To do →
Without the pictures, output the lines of the material from the very first through the one that holds "fill=False, lw=1.3, edgecolor=ink))".

Data →
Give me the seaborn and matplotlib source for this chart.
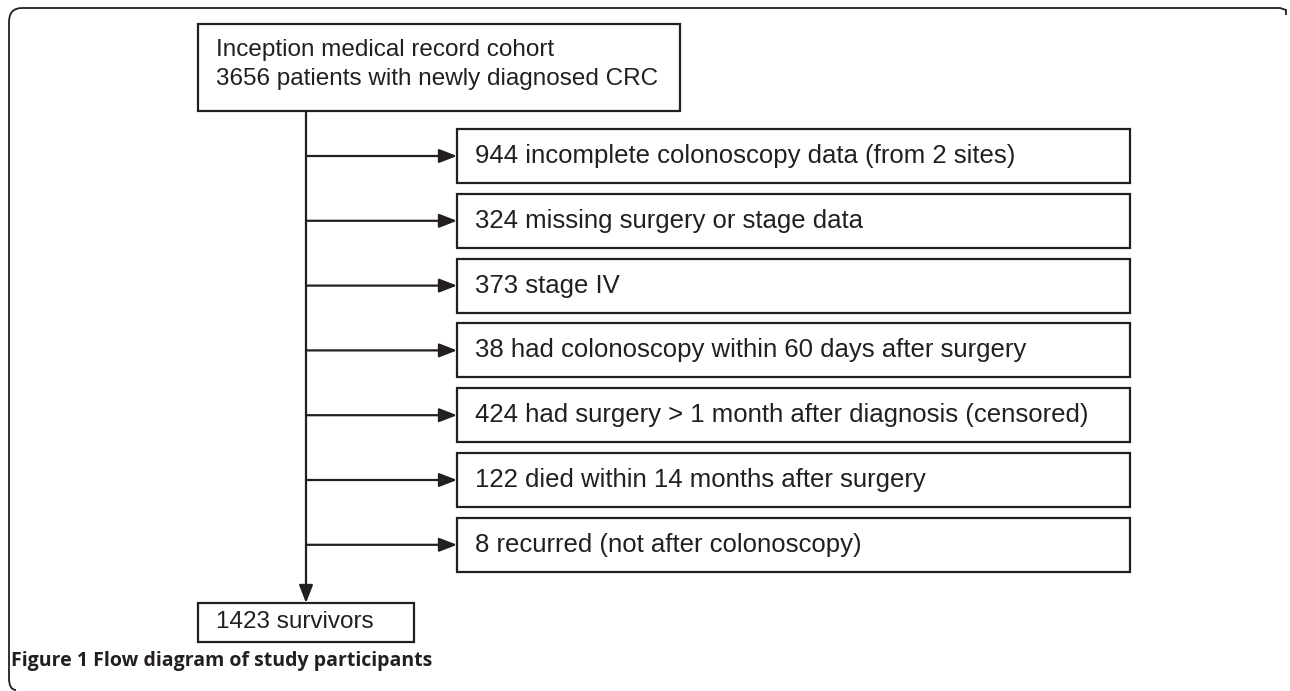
import seaborn as sns
import matplotlib.pyplot as plt
from matplotlib.patches import Rectangle, PathPatch
from matplotlib.path import Path

top_text = ['Inception medical record cohort', '3656 patients with newly diagnosed CRC']
excluded = [
    '944 incomplete colonoscopy data (from 2 sites)',
    '324 missing surgery or stage data',
    '373 stage IV',
    '38 had colonoscopy within 60 days after surgery',
    '424 had surgery > 1 month after diagnosis (censored)',
    '122 died within 14 months after surgery',
    '8 recurred (not after colonoscopy)',
]
final_text = '1423 survivors'
caption = 'Figure 1 Flow diagram of study participants'

sns.set_theme(style="white")
plt.rcParams['font.family'] = ['Liberation Sans', 'DejaVu Sans']

ink = '#231f20'
fig = plt.figure(figsize=(12.9, 6.91), dpi=100)
ax = fig.add_axes([0, 0, 1, 1])
ax.set_xlim(0, 1290)
ax.set_ylim(691, 0)
ax.axis('off')

# outer frame, open at the right and bottom
frame = Path([(1286, 15), (1286, 10), (1280, 8), (22, 8), (9, 8), (9, 22),
              (9, 678), (9, 690), (16, 690)],
             [Path.MOVETO, Path.LINETO, Path.LINETO, Path.LINETO, Path.CURVE3,
              Path.CURVE3, Path.LINETO, Path.CURVE3, Path.CURVE3])
ax.add_patch(PathPatch(frame, fill=False, lw=1.3, edgecolor=ink))

box_kw = dict(fill=False, lw=1.6, edgecolor=ink)
txt_kw = dict(fontsize=17.5, color=ink, va='center', ha='left')
arrow = dict(arrowstyle='-|>,head_length=0.9,head_width=0.35',
             lw=1.6, color=ink, shrinkA=0, shrinkB=0)

# top box
ax.add_patch(Rectangle((198, 24), 482, 87, **box_kw))
ax.text(216, 50, top_text[0], **txt_kw)
ax.text(216, 79, top_text[1], **txt_kw)

# main spine down to the survivors box
spine_x = 306
ax.annotate('', xy=(spine_x, 603), xytext=(spine_x, 111), arrowprops=arrow)

# exclusion boxes
for i, label in enumerate(excluded):
    top = 129 + i * 64.8
    h = 54
    cy = top + h / 2
    ax.add_patch(Rectangle((457, top), 673, h, **box_kw))
    ax.text(475, cy, label, **dict(txt_kw, fontsize=18.5))
    ax.annotate('', xy=(457, cy), xytext=(spine_x, cy), arrowprops=arrow)

# final box
ax.add_patch(Rectangle((198, 603), 216, 39, **box_kw))
ax.text(216, 622, final_text, **txt_kw)

# caption
ax.text(11, 661, caption, fontsize=14, fontweight='bold', color=ink,
        va='center', ha='left', family=['Open Sans', 'DejaVu Sans'])

fig.savefig('out.png', dpi=100)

Task output →
Give me the seaborn and matplotlib source for this chart.
import seaborn as sns
import matplotlib.pyplot as plt
from matplotlib.patches import Rectangle, PathPatch
from matplotlib.path import Path

top_text = ['Inception medical record cohort', '3656 patients with newly diagnosed CRC']
excluded = [
    '944 incomplete colonoscopy data (from 2 sites)',
    '324 missing surgery or stage data',
    '373 stage IV',
    '38 had colonoscopy within 60 days after surgery',
    '424 had surgery > 1 month after diagnosis (censored)',
    '122 died within 14 months after surgery',
    '8 recurred (not after colonoscopy)',
]
final_text = '1423 survivors'
caption = 'Figure 1 Flow diagram of study participants'

sns.set_theme(style="white")
plt.rcParams['font.family'] = ['Liberation Sans', 'DejaVu Sans']

ink = '#231f20'
fig = plt.figure(figsize=(12.9, 6.91), dpi=100)
ax = fig.add_axes([0, 0, 1, 1])
ax.set_xlim(0, 1290)
ax.set_ylim(691, 0)
ax.axis('off')

# outer frame, open at the right and bottom
frame = Path([(1286, 15), (1286, 10), (1280, 8), (22, 8), (9, 8), (9, 22),
              (9, 678), (9, 690), (16, 690)],
             [Path.MOVETO, Path.LINETO, Path.LINETO, Path.LINETO, Path.CURVE3,
              Path.CURVE3, Path.LINETO, Path.CURVE3, Path.CURVE3])
ax.add_patch(PathPatch(frame, fill=False, lw=1.3, edgecolor=ink))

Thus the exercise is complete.